Yankton
Yankton
ETHNONYMS: Nakota, Wiciyela
The Yankton are one of the seven main divisions of the Siouan-speaking Dakota (Sioux) Indians. Prior to the early seventeenth century the Yankton were located in present-day southern Minnesota, where they practiced a hunting, farming, and gathering way of life. During the seventeenth century they were forced by the indirect pressures of European Contact to migrate from their homeland in a southwesterly direction to the open plains, eventually ending up in present-day southeastern South Dakota.
Beginning in the 1830s disease, declining bison herds, and hostilities with other Plains Indian groups began to take their toll on the Yankton, and the culture was in decline. About this time they numbered around three thousand People. By 1860 the Yankton had ceded all of their lands to the United States government and were settled on reservations in North and South Dakota.

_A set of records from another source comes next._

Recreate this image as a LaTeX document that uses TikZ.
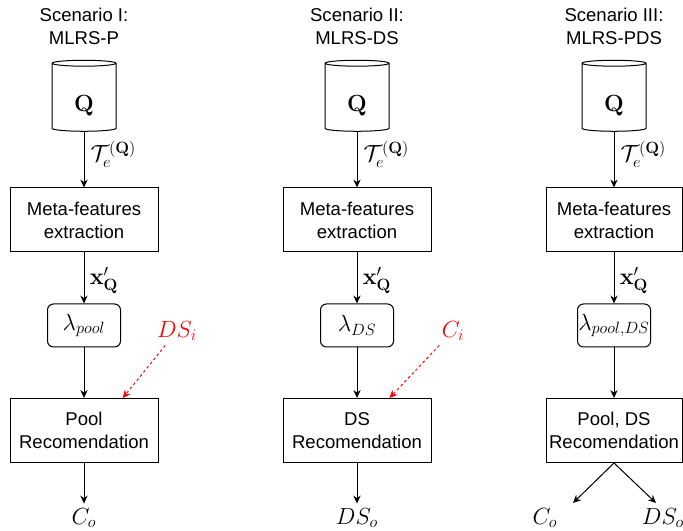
\documentclass[tikz,border=0pt]{standalone}
\usepackage{fix-cm}
\usepackage[no-math]{fontspec}
\newfontfamily\diafont{Liberation Sans}
\usetikzlibrary{shapes.geometric,arrows.meta}
\begin{document}
\begin{tikzpicture}[x=0.75pt,y=-0.75pt,
    every node/.style={font=\diafont\fontsize{13.9}{17.3}\selectfont},
    mth/.style={font=\fontsize{17.5}{21}\selectfont},
    box/.style={draw,line width=0.75pt,align=center,inner sep=0pt,minimum width=111pt,minimum height=48pt},
    lam/.style={draw,mth,line width=0.75pt,rounded corners=4.5pt,inner sep=0pt,minimum width=54.75pt,minimum height=32.25pt},
    db/.style={draw,mth,line width=0.75pt,cylinder,shape border rotate=90,aspect=0.3,inner sep=0pt,minimum width=48pt,minimum height=53.25pt},
    flow/.style={-{Stealth[length=6pt,width=5.5pt,inset=2pt]},line width=0.75pt},
    hint/.style={flow,red,dash pattern=on 2pt off 2pt}]
      \useasboundingbox (0,0) rectangle (683,531);
      \draw
        (84,26.5) node[align=center] (t1){Scenario I:\\MLRS-P}
        (357,26.5) node[align=center] (t2){Scenario II:\\MLRS-DS}
        (614,26.5) node[align=center] (t3){Scenario III:\\MLRS-PDS}
        (84,97.5) node[db] (q1){\raisebox{-6pt}[\height][\depth]{$\mathbf{Q}$}}
        (357,97.5) node[db] (q2){\raisebox{-6pt}[\height][\depth]{$\mathbf{Q}$}}
        (614,97.5) node[db] (q3){\raisebox{-6pt}[\height][\depth]{$\mathbf{Q}$}}
        (84,220) node[box] (m1){Meta-features\\extraction}
        (357,220) node[box] (m2){Meta-features\\extraction}
        (614,220) node[box,minimum width=102pt] (m3){Meta-features\\extraction}
        (84,325.5) node[lam] (l1){$\lambda_{pool}$}
        (357,325.5) node[lam] (l2){$\lambda_{DS}$}
        (614,325.5) node[lam] (l3){$\lambda_{pool,DS}$}
        (84,430.5) node[box] (r1){Pool\\Recomendation}
        (357,430.5) node[box] (r2){DS\\Recomendation}
        (614,430.5) node[box,minimum width=102pt] (r3){Pool, DS\\Recomendation}
        (84,518) node[mth] (o1){$C_o$}
        (357,518) node[mth] (o2){$DS_o$}
        (545,518) node[mth] (o3a){$C_o$}
        (663,518) node[mth] (o3b){$DS_o$}
        (177,331) node[mth,red] (i1){$DS_i$}
        (453,331) node[mth,red] (i2){$C_i$};
      \coordinate (e3a) at (573,503);
      \coordinate (e3b) at (656,503);
      \begin{scope}[flow]
        \draw (q1) to node[mth,right,pos=0.4,inner sep=4.5pt]{$\mathcal{T}_e^{(\mathbf{Q})}$} (m1);
        \draw (q2) to node[mth,right,pos=0.4,inner sep=4.5pt]{$\mathcal{T}_e^{(\mathbf{Q})}$} (m2);
        \draw (q3) to node[mth,right,pos=0.4,inner sep=4.5pt]{$\mathcal{T}_e^{(\mathbf{Q})}$} (m3);
        \draw (m1) to node[mth,right,pos=0.55,inner sep=4pt]{$\mathbf{x}'_{\mathbf{Q}}$} (l1);
        \draw (m2) to node[mth,right,pos=0.55,inner sep=4pt]{$\mathbf{x}'_{\mathbf{Q}}$} (l2);
        \draw (m3) to node[mth,right,pos=0.55,inner sep=4pt]{$\mathbf{x}'_{\mathbf{Q}}$} (l3);
        \draw (l1) to (r1);
        \draw (l2) to (r2);
        \draw (l3) to (r3);
        \draw (r1) to (o1);
        \draw (r2) to (o2);
        \draw (r3.south) to (e3a);
        \draw (r3.south) to (e3b);
        \draw[hint] (i1) to (r1.40);
        \draw[hint] (i2) to (r2.45);
      \end{scope}
    \end{tikzpicture}
\end{document}
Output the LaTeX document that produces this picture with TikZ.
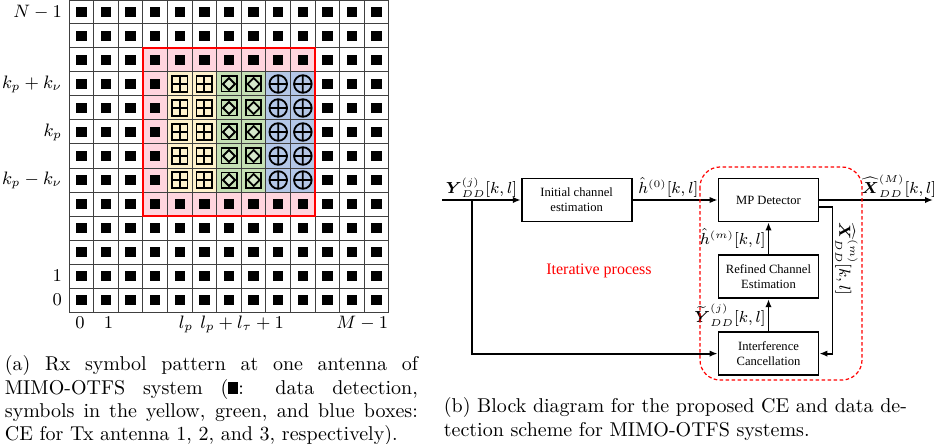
\documentclass[tikz,border=0pt]{standalone}
\usepackage{amsmath,amssymb}
\usepackage{fontspec}
\newfontfamily\timesfont{Liberation Serif}
\usetikzlibrary{arrows.meta,positioning}
\definecolor{pinkbg}{RGB}{255,213,222}
\definecolor{yellowbg}{RGB}{255,242,204}
\definecolor{greenbg}{RGB}{197,224,180}
\definecolor{bluebg}{RGB}{180,199,231}
\tikzset{
  block/.style   = {draw, rectangle, align=center, minimum width=50pt, minimum height=21.5pt, inner sep=1pt, font=\fontsize{6.3}{7.5}\timesfont},
  lbl/.style     = {font=\fontsize{7.6}{9.1}\selectfont, inner sep=1pt},
  axislbl/.style = {font=\fontsize{9}{10.8}\selectfont, inner sep=0pt},
  pilot/.style   = {line width=0.9pt},
  caption/.style = {font=\fontsize{10}{11.65}\selectfont, inner sep=0pt, anchor=north west}
}

\begin{document}
\begin{tikzpicture}[x=0.5pt, y=-0.5pt, line width=0.9pt,
  >={Latex[length=4pt,width=3.2pt]}]
\useasboundingbox (0,0) rectangle (937,444);

% (a) Rx symbol grid, one unit per cell
\begin{scope}[shift={(34.5pt,-156pt)}, x=12.3077pt, y=12pt]
  \fill[pinkbg] (3,4) rectangle (10,11);
  \fill[yellowbg] (4,5) rectangle (6,10);
  \fill[greenbg] (6,5) rectangle (8,10);
  \fill[bluebg] (8,5) rectangle (10,10);
  \draw[line width=0.5pt, black!75, step=1] (0,0) grid (13,13);
  \draw[red, line width=1.1pt] (3,4) rectangle (10,11);

  % data symbols
  \foreach \i in {0,...,12}
    \foreach \j in {0,...,12}{
      \pgfmathtruncatemacro\ispilot{(\i>3)*(\i<10)*(\j>4)*(\j<10)}
      \ifnum\ispilot=0
        \fill (\i+0.5,\j+0.5) +(-2.6pt,-2.6pt) rectangle +(2.6pt,2.6pt);
      \fi
    }

  % pilot symbols of Tx antenna 1, 2 and 3
  \foreach \j in {5,...,9}{
    \foreach \i in {4,5}{
      \coordinate (c) at (\i+0.5,\j+0.5);
      \draw[pilot] (c) +(-3.9pt,-3.9pt) rectangle +(3.9pt,3.9pt)
        +(-3.9pt,0) -- +(3.9pt,0) +(0,-3.9pt) -- +(0,3.9pt);
    }
    \foreach \i in {6,7}{
      \coordinate (c) at (\i+0.5,\j+0.5);
      \draw[pilot] (c) +(-3.8pt,-3.8pt) rectangle +(3.8pt,3.8pt);
      \draw[pilot, fill=greenbg!70] (c) +(-3pt,0) -- +(0,3pt) -- +(3pt,0) -- +(0,-3pt) -- cycle;
    }
    \foreach \i in {8,9}{
      \coordinate (c) at (\i+0.5,\j+0.5);
      \draw[pilot] (c) circle[radius=4.4pt] (c) +(-4.4pt,0) -- +(4.4pt,0) +(0,-4.4pt) -- +(0,4.4pt);
    }
  }

  % axis labels
  \node[axislbl, anchor=east] (rN)  at (-0.25,12.5) {$N-1$};
  \node[axislbl, anchor=east] (rkp) at (-0.25,9.5) {$k_p+k_\nu$};
  \node[axislbl, anchor=east] (rk)  at (-0.25,7.5) {$k_p$};
  \node[axislbl, anchor=east] (rkm) at (-0.25,5.5) {$k_p-k_\nu$};
  \node[axislbl, anchor=east] (r1)  at (-0.25,1.5) {$1$};
  \node[axislbl, anchor=east] (r0)  at (-0.25,0.5) {$0$};
  \node[axislbl, anchor=base] (c0)  at (0.45,-0.68) {$0$};
  \node[axislbl, anchor=base] (c1)  at (1.6,-0.68) {$1$};
  \node[axislbl, anchor=base] (clp) at (4.75,-0.68) {$l_p$};
  \node[axislbl, anchor=base west] (clt) at (5.3,-0.68) {$l_p+l_\tau+1$};
  \node[axislbl, anchor=base east] (cM) at (13,-0.68) {$M-1$};
\end{scope}

% (b) block diagram
\node[block] (mp) at (768.5,200) {MP Detector};
\node[block, below=16pt of mp] (refine) {Refined Channel\\Estimation};
\node[block, below=16pt of refine] (ic) {Interference\\Cancellation};
\node[block, minimum width=55pt, left=42.5pt of mp] (init) {Initial channel\\estimation};

\coordinate (in) at (442,200);
\coordinate (split) at (472,200);
\coordinate (out) at (933,200);

\draw[->] (in) -- node[lbl, above] (ylbl) {$\boldsymbol{Y}_{DD}^{(j)}[k,l]$} (init);
\draw[->] (split) |- (ic);
\draw[->] (init) -- node[lbl, above, pos=0.42] (h0lbl) {$\hat{h}^{(0)}[k,l]$} (mp);
\draw[->] (mp) -- node[lbl, above, pos=0.7] (xlbl) {$\widehat{\boldsymbol{X}}_{DD}^{(M)}[k,l]$} (out);
\draw[->] (refine) -- node[lbl, left] (hmlbl) {$\hat{h}^{(m)}[k,l]$} (mp);
\draw[->] (ic) -- node[lbl, left] (ytlbl) {$\widetilde{\boldsymbol{Y}}_{DD}^{(j)}[k,l]$} (refine);
\draw[->] ([yshift=-3.5pt]mp.east) -- ++(6.5pt,0) coordinate (fb) |- (ic.east);
\node[lbl, rotate=-90, anchor=south] (xmlbl) at ([yshift=-26pt]fb) {$\widehat{\boldsymbol{X}}_{DD}^{(m)}[k,l]$};

% iterative loop
\draw[red, line width=0.6pt, dash pattern=on 1.8pt off 1.2pt, rounded corners=10pt]
  (700,167) rectangle (862,380);
\node[font=\fontsize{8}{9.6}\timesfont, text=red] (iter) at (599,271) {Iterative process};

% captions
\node[caption, text width=206.5pt, align=justify] (capa) at (4,355)
  {(a) Rx symbol pattern at one antenna of\linebreak
   MIMO-OTFS system (\rule{5pt}{6pt}: data detection,\linebreak
   symbols in the yellow, green, and blue boxes:\linebreak
   CE for Tx antenna 1, 2, and 3, respectively).};
\node[caption, align=left] (capb) at (443,397)
  {(b) Block diagram for the proposed CE and data de-\\
   tection scheme for MIMO-OTFS systems.};
\end{tikzpicture}
\end{document}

In the 1970s Yankton living on the Crow Creek and Yankton reservations in South Dakota and on several reserves in Canada numbered approximately forty-five hundred.

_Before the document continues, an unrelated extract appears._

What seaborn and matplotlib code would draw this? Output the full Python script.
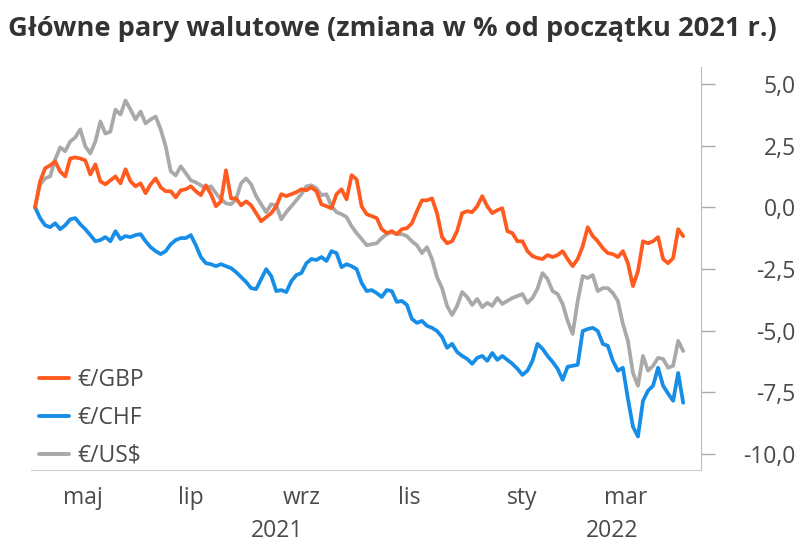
import pandas as pd
import matplotlib
matplotlib.use("Agg")
import matplotlib.pyplot as plt
from matplotlib.ticker import FuncFormatter
from matplotlib.transforms import blended_transform_factory
import seaborn as sns

# values, one point every 2 trading days
EUR_GBP = [
    0.0, 1.05, 1.58, 1.7, 1.86, 1.45, 1.25, 1.98, 2.02, 1.98,
    1.9, 1.33, 1.74, 1.05, 0.93, 1.09, 1.25, 0.97, 1.54, 1.05,
    0.85, 0.97, 0.57, 0.93, 1.17, 0.81, 0.65, 0.65, 0.4, 0.69,
    0.73, 0.85, 0.65, 0.49, 0.89, 0.53, 0.04, 0.24, 1.5, 0.36,
    0.36, 0.08, 0.24, 0.08, -0.24, -0.57, -0.4, -0.24, 0.04, 0.53,
    0.45, 0.53, 0.61, 0.73, 0.69, 0.81, 0.65, 0.12, 0.04, -0.04,
    0.53, 0.73, 0.32, 1.3, 1.13, 0.04, -0.28, -0.36, -0.44, -0.89,
    -1.05, -0.97, -1.09, -0.89, -0.85, -0.65, -0.16, 0.28, 0.28, 0.36,
    -0.24, -1.21, -1.46, -1.38, -0.97, -0.24, -0.16, -0.2, 0.04, 0.45,
    0.04, -0.24, -0.12, -0.04, -0.97, -1.05, -1.38, -1.38, -1.78, -1.98,
    -2.06, -2.1, -1.94, -2.02, -1.94, -1.78, -2.1, -2.39, -2.1, -1.58,
    -0.81, -1.17, -1.38, -1.66, -1.86, -1.9, -2.02, -1.78, -2.27, -3.2,
    -2.59, -1.38, -1.46, -1.38, -1.21, -2.1, -2.27, -2.06, -0.89, -1.17,
]
EUR_CHF = [
    0.0, -0.44, -0.73, -0.81, -0.65, -0.89, -0.73, -0.49, -0.44, -0.69,
    -0.89, -1.13, -1.38, -1.33, -1.21, -1.38, -0.97, -1.29, -1.17, -1.21,
    -1.13, -1.09, -1.38, -1.62, -1.78, -1.9, -1.78, -1.5, -1.33, -1.25,
    -1.25, -1.13, -1.54, -2.02, -2.27, -2.31, -2.39, -2.31, -2.39, -2.47,
    -2.63, -2.83, -3.03, -3.28, -3.32, -2.91, -2.51, -2.79, -3.4, -3.36,
    -3.44, -3.0, -2.75, -2.67, -2.27, -2.1, -2.14, -2.02, -2.18, -1.78,
    -1.86, -2.43, -2.31, -2.39, -2.51, -3.07, -3.4, -3.36, -3.48, -3.64,
    -3.36, -3.4, -3.84, -3.8, -3.96, -4.53, -4.69, -4.61, -4.81, -4.89,
    -5.02, -5.26, -5.7, -5.54, -5.87, -6.03, -6.15, -6.35, -6.11, -6.03,
    -6.23, -5.91, -6.19, -6.03, -6.19, -6.35, -6.55, -6.8, -6.63, -6.23,
    -5.54, -5.74, -6.03, -6.27, -6.55, -7.0, -6.47, -6.43, -6.39, -5.02,
    -4.94, -4.89, -5.02, -5.54, -5.62, -6.23, -6.63, -6.51, -7.77, -8.9,
    -9.3, -7.85, -7.44, -7.24, -6.51, -7.24, -7.56, -7.85, -6.72, -7.93,
]
EUR_USD = [
    0.0, 0.93, 1.17, 1.25, 1.94, 2.43, 2.27, 2.67, 2.83, 3.16,
    2.47, 2.18, 2.67, 3.48, 2.99, 3.07, 3.96, 3.76, 4.33, 3.96,
    3.56, 3.88, 3.4, 3.56, 3.68, 3.16, 2.47, 1.46, 1.29, 1.66,
    1.38, 1.09, 1.01, 0.89, 0.77, 0.85, 0.57, 0.32, 0.16, 0.12,
    0.32, 0.97, 1.17, 0.93, 0.45, 0.12, -0.2, 0.12, 0.08, -0.49,
    -0.2, 0.04, 0.28, 0.53, 0.85, 0.89, 0.77, 0.49, 0.53, 0.04,
    -0.2, -0.28, -0.4, -0.77, -1.05, -1.29, -1.54, -1.5, -1.46, -1.25,
    -1.09, -1.01, -1.09, -1.09, -1.17, -1.38, -1.54, -1.86, -1.62, -2.1,
    -2.83, -3.28, -4.0, -4.37, -4.0, -3.44, -3.64, -3.96, -3.72, -4.05,
    -3.88, -4.0, -3.68, -3.92, -3.8, -3.68, -3.6, -3.52, -3.88, -3.68,
    -3.3, -2.67, -2.91, -3.4, -3.52, -3.92, -4.61, -5.14, -3.8, -2.79,
    -2.87, -2.75, -3.4, -3.28, -3.28, -3.48, -3.8, -4.73, -5.42, -6.72,
    -7.24, -6.03, -6.63, -6.43, -6.11, -6.15, -6.51, -6.43, -5.42, -5.83,
]
PAIRS = ["€/GBP", "€/CHF", "€/US$"]
COLORS = ["#FF5A1F", "#168EE8", "#A9A9A9"]
MONTH_TICKS = ["2021-05", "2021-07", "2021-09", "2021-11", "2022-01", "2022-03"]
MONTH_LABELS = ["maj", "lip", "wrz", "lis", "sty", "mar"]
YEARS = ["2021", "2022"]

TXT = "#4A4A4A"

# trading-day axis
days = pd.bdate_range("2021-04-06", periods=259)
step = 2
df = pd.DataFrame({
    "pos": list(range(0, len(days), step)) * 3,
    "value": EUR_GBP + EUR_CHF + EUR_USD,
    "para": [p for p in PAIRS for _ in range(len(EUR_GBP))],
})

sns.set_style("white")
plt.rcParams["font.family"] = ["Open Sans", "DejaVu Sans"]

fig = plt.figure(figsize=(7.96, 5.56), dpi=100)
ax = fig.add_axes([0.039, 0.155, 0.842, 0.725])

sns.lineplot(data=df, x="pos", y="value", hue="para", hue_order=PAIRS,
             palette=COLORS, linewidth=2.7, ax=ax, legend=True)
for line, z in zip(ax.lines, [4, 3, 2]):
    line.set_zorder(z)
    line.set_solid_joinstyle("round")

ax.set_xlim(-1.6, 265.2)
ax.set_ylim(-10.65, 5.7)
ax.set_xlabel("")
ax.set_ylabel("")

# y axis on the right, comma decimals, labels right-aligned
ax.yaxis.tick_right()
ax.set_yticks([5, 2.5, 0, -2.5, -5, -7.5, -10])
ax.yaxis.set_major_formatter(FuncFormatter(lambda v, _: f"{v:.1f}".replace(".", ",")))
ax.tick_params(axis="y", direction="out", length=10, width=1, color="#AAAAAA",
               labelsize=16.5, labelcolor=TXT, pad=58)
for lab in ax.get_yticklabels():
    lab.set_horizontalalignment("right")

# month ticks at the first trading day of each month
tick_pos = [int(days.searchsorted(pd.Timestamp(m + "-01"))) for m in MONTH_TICKS]
ax.set_xticks(tick_pos)
ax.set_xticklabels(MONTH_LABELS)
ax.tick_params(axis="x", direction="out", length=4, width=1.5, color="#999999",
               labelsize=16.5, labelcolor=TXT, pad=8)

for side in ["left", "top"]:
    ax.spines[side].set_visible(False)
ax.spines["right"].set_color("#BBBBBB")
ax.spines["bottom"].set_color("#CCCCCC")
ax.grid(False)

# year labels centred under each year's span
jan = int(days.searchsorted(pd.Timestamp("2022-01-01")))
x0, x1 = ax.get_xlim()
tr = blended_transform_factory(ax.transData, ax.transAxes)
for yr, (a, b) in zip(YEARS, [(x0, jan), (jan, x1)]):
    ax.text((a + b) / 2, -0.152, yr, transform=tr, ha="center", va="center",
            fontsize=16.5, color=TXT)

handles, labels = ax.get_legend_handles_labels()
leg = ax.legend(handles, labels, loc="upper left", bbox_to_anchor=(0.012, 0.252),
                frameon=False, fontsize=16.5, handlelength=1.3, handletextpad=0.35,
                labelspacing=0.6, borderpad=0, borderaxespad=0)
for t in leg.get_texts():
    t.set_color(TXT)
for h in leg.legend_handles:
    h.set_linewidth(2.8)

fig.text(0.01, 0.972, "Główne pary walutowe (zmiana w % od początku 2021 r.)",
         ha="left", va="top", fontsize=19.6, fontweight="bold", color="#333333")

fig.savefig("out.png", dpi=100)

With the move to the plains, bison hunting became the center of Yankton economic life, though gathering and cultivation of maize, beans, squash, and other crops continued to be important. After acquiring horses they extended their range into the Dakotas and northern Minnesota. The Yankton were organized into eight bands, each of which was subdivided into patrilineal clans. Band governance was provided by a band council composed of a hereditary chief and clan elders. They believed in a supreme deity, Wakan Tanka (Great Spirit), and they practiced scaffold and underground burials.
Bibliography
Howard, James H. (1966). The Dakota or Sioux Indians: A Study in Human Ecology. Vermillion: University of South Dakota Museum.
Woolworth, Alan R. (1974). Ethnohistorical Report on the Yankton Sioux. New York: Garland Publishing.